> The problem
Return only those lines from the line containing "Reproduce this chart with Chart.js." to the line containing "sans-serif', size: 13", both included, and please omit the pictures.

> Data excerpts
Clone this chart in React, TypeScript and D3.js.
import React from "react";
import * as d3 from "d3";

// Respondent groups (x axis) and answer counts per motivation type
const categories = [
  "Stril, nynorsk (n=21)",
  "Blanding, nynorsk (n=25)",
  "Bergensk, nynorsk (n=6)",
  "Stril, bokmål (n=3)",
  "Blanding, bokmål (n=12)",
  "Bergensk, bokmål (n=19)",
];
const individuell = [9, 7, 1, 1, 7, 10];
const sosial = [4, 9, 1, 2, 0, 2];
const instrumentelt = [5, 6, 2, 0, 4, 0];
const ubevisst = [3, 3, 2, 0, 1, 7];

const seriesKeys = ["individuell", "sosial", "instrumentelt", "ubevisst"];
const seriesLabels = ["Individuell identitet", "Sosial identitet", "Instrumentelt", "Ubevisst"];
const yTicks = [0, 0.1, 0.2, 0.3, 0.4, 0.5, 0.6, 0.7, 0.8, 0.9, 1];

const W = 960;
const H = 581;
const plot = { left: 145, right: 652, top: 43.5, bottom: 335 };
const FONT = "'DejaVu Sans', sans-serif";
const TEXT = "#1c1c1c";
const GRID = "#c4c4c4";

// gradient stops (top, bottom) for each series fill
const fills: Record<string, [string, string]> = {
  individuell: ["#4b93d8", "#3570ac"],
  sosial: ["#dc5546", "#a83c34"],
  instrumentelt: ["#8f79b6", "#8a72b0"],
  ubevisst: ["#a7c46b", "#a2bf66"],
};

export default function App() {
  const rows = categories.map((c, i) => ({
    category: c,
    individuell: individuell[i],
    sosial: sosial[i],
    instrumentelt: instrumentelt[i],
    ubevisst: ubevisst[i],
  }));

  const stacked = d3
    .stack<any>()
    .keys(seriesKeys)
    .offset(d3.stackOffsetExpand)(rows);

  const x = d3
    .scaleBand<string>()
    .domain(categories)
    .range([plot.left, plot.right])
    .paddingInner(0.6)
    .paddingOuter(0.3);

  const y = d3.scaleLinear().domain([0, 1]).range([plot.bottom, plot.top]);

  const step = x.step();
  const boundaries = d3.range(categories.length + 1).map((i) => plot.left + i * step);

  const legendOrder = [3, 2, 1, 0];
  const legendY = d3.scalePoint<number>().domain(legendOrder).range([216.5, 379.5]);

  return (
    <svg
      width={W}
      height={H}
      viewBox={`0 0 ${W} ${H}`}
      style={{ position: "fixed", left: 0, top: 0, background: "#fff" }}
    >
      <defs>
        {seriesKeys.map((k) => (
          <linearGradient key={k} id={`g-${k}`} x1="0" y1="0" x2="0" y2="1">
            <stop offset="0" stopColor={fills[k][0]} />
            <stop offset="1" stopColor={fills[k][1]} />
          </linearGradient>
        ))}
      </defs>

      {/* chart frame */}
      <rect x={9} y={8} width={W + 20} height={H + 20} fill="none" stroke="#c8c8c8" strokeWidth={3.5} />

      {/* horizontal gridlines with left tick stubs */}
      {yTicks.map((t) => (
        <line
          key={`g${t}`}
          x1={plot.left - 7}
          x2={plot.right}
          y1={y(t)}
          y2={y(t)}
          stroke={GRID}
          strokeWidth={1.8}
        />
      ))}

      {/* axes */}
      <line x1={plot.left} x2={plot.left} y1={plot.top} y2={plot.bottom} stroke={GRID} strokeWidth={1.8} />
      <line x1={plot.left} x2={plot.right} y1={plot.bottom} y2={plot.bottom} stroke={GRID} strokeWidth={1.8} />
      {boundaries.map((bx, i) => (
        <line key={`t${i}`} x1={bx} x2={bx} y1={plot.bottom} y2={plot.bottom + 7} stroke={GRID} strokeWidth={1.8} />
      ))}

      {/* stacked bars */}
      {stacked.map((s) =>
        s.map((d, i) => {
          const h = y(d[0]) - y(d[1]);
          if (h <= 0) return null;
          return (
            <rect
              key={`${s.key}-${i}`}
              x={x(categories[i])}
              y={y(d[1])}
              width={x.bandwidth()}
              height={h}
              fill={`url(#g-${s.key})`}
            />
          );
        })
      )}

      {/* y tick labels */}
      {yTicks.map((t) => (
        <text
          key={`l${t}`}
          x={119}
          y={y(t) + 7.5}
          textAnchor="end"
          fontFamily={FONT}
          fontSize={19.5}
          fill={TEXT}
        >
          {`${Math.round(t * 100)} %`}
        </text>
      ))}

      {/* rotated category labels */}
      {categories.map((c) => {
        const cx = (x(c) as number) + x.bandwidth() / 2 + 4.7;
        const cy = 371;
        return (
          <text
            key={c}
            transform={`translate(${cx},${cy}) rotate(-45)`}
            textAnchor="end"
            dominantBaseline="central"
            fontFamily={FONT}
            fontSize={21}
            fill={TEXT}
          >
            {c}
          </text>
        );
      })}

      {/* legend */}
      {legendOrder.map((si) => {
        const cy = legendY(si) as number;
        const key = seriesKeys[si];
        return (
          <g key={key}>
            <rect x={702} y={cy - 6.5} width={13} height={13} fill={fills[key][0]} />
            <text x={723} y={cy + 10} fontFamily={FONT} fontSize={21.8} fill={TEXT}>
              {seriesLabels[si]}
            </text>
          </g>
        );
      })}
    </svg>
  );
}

==

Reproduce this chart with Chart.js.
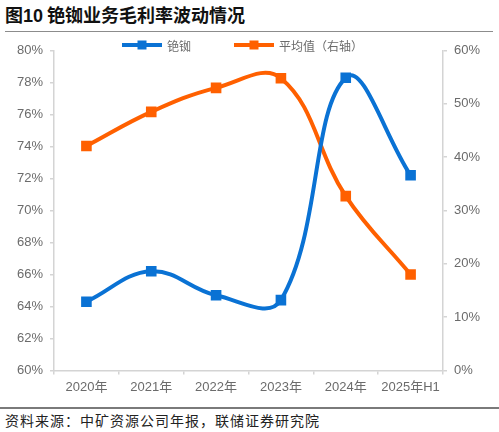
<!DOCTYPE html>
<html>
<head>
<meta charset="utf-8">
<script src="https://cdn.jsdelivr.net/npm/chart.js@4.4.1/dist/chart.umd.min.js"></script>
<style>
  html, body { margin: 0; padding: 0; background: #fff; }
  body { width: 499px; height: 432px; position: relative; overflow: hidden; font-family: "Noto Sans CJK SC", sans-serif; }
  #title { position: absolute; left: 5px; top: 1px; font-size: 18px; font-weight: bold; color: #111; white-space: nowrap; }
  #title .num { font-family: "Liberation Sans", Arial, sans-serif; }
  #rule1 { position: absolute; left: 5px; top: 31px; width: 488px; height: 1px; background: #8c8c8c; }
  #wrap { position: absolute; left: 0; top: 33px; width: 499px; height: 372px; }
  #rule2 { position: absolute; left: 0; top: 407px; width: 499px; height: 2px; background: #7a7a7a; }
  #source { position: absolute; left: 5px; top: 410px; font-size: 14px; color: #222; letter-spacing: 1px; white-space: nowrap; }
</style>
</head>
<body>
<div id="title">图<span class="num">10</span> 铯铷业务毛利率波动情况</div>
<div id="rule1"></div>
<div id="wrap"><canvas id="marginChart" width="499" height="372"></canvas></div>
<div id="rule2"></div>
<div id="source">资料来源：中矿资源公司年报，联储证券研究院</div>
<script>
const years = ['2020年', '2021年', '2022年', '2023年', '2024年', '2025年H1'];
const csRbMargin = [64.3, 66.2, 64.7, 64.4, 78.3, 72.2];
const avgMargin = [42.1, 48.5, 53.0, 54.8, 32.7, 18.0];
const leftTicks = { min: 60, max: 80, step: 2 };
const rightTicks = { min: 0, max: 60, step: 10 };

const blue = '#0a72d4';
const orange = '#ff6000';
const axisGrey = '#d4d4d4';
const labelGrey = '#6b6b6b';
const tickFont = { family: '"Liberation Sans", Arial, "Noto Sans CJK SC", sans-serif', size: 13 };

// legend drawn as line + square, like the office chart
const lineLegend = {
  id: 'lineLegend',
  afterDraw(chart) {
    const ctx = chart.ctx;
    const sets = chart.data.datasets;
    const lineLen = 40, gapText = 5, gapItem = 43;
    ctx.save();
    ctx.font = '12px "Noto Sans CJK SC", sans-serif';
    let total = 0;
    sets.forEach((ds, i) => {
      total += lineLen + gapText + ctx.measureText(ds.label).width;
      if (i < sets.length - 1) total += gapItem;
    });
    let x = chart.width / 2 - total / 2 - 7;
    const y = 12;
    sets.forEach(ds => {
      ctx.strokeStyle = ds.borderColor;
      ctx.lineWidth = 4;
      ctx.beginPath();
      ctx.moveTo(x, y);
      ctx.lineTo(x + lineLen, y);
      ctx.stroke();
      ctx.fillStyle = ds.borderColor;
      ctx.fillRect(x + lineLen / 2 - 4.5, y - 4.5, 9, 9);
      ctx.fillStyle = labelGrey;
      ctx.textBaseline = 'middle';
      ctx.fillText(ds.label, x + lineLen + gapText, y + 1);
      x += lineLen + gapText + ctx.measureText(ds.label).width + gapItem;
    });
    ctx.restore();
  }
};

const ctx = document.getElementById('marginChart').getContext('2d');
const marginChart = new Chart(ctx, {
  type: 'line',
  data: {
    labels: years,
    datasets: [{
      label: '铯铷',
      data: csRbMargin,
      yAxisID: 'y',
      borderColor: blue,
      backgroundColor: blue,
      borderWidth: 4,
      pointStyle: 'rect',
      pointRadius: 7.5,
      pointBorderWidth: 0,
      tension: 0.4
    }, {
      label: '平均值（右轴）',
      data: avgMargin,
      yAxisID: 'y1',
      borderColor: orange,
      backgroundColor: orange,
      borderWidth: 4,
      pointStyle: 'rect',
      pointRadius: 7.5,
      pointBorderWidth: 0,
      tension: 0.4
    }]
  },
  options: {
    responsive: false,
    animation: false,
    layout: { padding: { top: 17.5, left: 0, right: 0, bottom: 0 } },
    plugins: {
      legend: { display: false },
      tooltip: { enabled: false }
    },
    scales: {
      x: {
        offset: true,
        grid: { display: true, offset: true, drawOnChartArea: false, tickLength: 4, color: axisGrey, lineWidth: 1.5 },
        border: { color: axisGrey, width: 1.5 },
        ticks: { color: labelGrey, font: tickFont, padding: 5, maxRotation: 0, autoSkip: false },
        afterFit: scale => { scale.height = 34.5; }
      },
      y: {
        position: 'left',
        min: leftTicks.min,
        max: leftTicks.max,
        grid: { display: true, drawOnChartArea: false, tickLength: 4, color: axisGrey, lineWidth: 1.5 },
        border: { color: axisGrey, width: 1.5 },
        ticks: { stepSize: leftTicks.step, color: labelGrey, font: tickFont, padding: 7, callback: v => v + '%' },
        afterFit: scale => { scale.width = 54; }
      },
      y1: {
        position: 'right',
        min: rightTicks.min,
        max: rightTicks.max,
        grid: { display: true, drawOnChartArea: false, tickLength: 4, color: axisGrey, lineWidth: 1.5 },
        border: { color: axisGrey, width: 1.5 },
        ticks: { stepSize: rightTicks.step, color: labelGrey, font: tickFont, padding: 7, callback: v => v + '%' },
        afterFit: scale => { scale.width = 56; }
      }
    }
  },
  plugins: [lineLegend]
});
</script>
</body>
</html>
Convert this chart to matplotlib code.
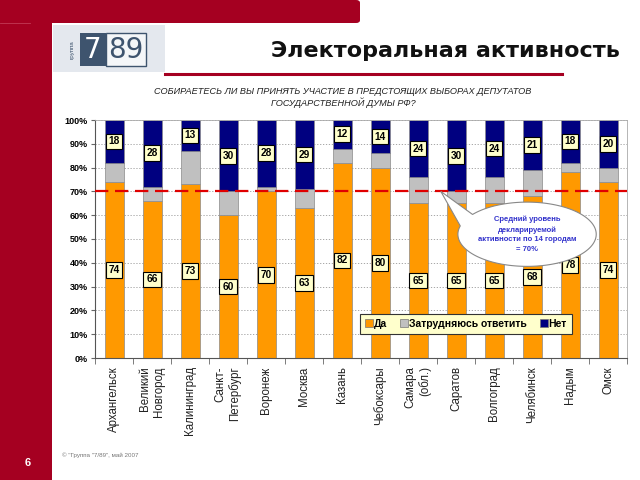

==

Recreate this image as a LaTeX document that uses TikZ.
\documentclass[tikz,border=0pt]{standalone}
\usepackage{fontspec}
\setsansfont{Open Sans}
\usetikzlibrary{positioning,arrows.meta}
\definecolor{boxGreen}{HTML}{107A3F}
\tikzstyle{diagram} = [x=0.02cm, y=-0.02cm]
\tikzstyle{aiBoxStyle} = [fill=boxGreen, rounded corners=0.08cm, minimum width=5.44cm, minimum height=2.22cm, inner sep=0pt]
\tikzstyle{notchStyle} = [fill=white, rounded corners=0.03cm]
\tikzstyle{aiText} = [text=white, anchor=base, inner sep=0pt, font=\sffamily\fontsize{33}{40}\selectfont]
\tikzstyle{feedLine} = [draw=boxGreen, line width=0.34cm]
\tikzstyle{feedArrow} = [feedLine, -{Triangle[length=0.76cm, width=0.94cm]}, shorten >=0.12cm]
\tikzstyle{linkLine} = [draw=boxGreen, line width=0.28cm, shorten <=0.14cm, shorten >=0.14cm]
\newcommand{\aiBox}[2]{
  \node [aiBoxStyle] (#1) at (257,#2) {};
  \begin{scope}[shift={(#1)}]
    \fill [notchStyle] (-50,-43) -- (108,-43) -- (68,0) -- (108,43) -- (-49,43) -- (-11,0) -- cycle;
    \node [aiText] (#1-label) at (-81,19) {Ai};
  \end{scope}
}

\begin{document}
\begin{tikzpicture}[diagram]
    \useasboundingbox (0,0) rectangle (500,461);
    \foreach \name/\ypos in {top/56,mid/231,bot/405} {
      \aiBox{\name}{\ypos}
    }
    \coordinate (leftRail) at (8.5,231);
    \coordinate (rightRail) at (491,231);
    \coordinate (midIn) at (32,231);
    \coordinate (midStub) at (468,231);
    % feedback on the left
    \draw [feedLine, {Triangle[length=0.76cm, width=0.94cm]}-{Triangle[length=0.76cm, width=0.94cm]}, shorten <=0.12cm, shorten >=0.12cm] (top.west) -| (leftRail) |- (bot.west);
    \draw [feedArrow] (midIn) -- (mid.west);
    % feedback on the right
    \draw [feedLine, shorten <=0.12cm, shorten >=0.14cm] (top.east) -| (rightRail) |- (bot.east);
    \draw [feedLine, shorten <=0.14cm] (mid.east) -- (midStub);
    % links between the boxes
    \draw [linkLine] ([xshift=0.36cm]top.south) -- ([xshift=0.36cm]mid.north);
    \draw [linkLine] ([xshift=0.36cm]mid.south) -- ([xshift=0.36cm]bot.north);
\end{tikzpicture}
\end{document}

> Result of this task
Reproduce this chart with Chart.js.
<!DOCTYPE html>
<html>
<head>
<meta charset="utf-8">
<script src="https://cdn.jsdelivr.net/npm/chart.js@4.4.1/dist/chart.umd.min.js"></script>
<style>
  html, body { margin: 0; padding: 0; background: #fff; }
  body { width: 499px; height: 432px; position: relative; overflow: hidden; font-family: "Noto Sans CJK SC", sans-serif; }
  #title { position: absolute; left: 5px; top: 1px; font-size: 18px; font-weight: bold; color: #111; white-space: nowrap; }
  #title .num { font-family: "Liberation Sans", Arial, sans-serif; }
  #rule1 { position: absolute; left: 5px; top: 31px; width: 488px; height: 1px; background: #8c8c8c; }
  #wrap { position: absolute; left: 0; top: 33px; width: 499px; height: 372px; }
  #rule2 { position: absolute; left: 0; top: 407px; width: 499px; height: 2px; background: #7a7a7a; }
  #source { position: absolute; left: 5px; top: 410px; font-size: 14px; color: #222; letter-spacing: 1px; white-space: nowrap; }
</style>
</head>
<body>
<div id="title">图<span class="num">10</span> 铯铷业务毛利率波动情况</div>
<div id="rule1"></div>
<div id="wrap"><canvas id="marginChart" width="499" height="372"></canvas></div>
<div id="rule2"></div>
<div id="source">资料来源：中矿资源公司年报，联储证券研究院</div>
<script>
const years = ['2020年', '2021年', '2022年', '2023年', '2024年', '2025年H1'];
const csRbMargin = [64.3, 66.2, 64.7, 64.4, 78.3, 72.2];
const avgMargin = [42.1, 48.5, 53.0, 54.8, 32.7, 18.0];
const leftTicks = { min: 60, max: 80, step: 2 };
const rightTicks = { min: 0, max: 60, step: 10 };

const blue = '#0a72d4';
const orange = '#ff6000';
const axisGrey = '#d4d4d4';
const labelGrey = '#6b6b6b';
const tickFont = { family: '"Liberation Sans", Arial, "Noto Sans CJK SC", sans-serif', size: 13 };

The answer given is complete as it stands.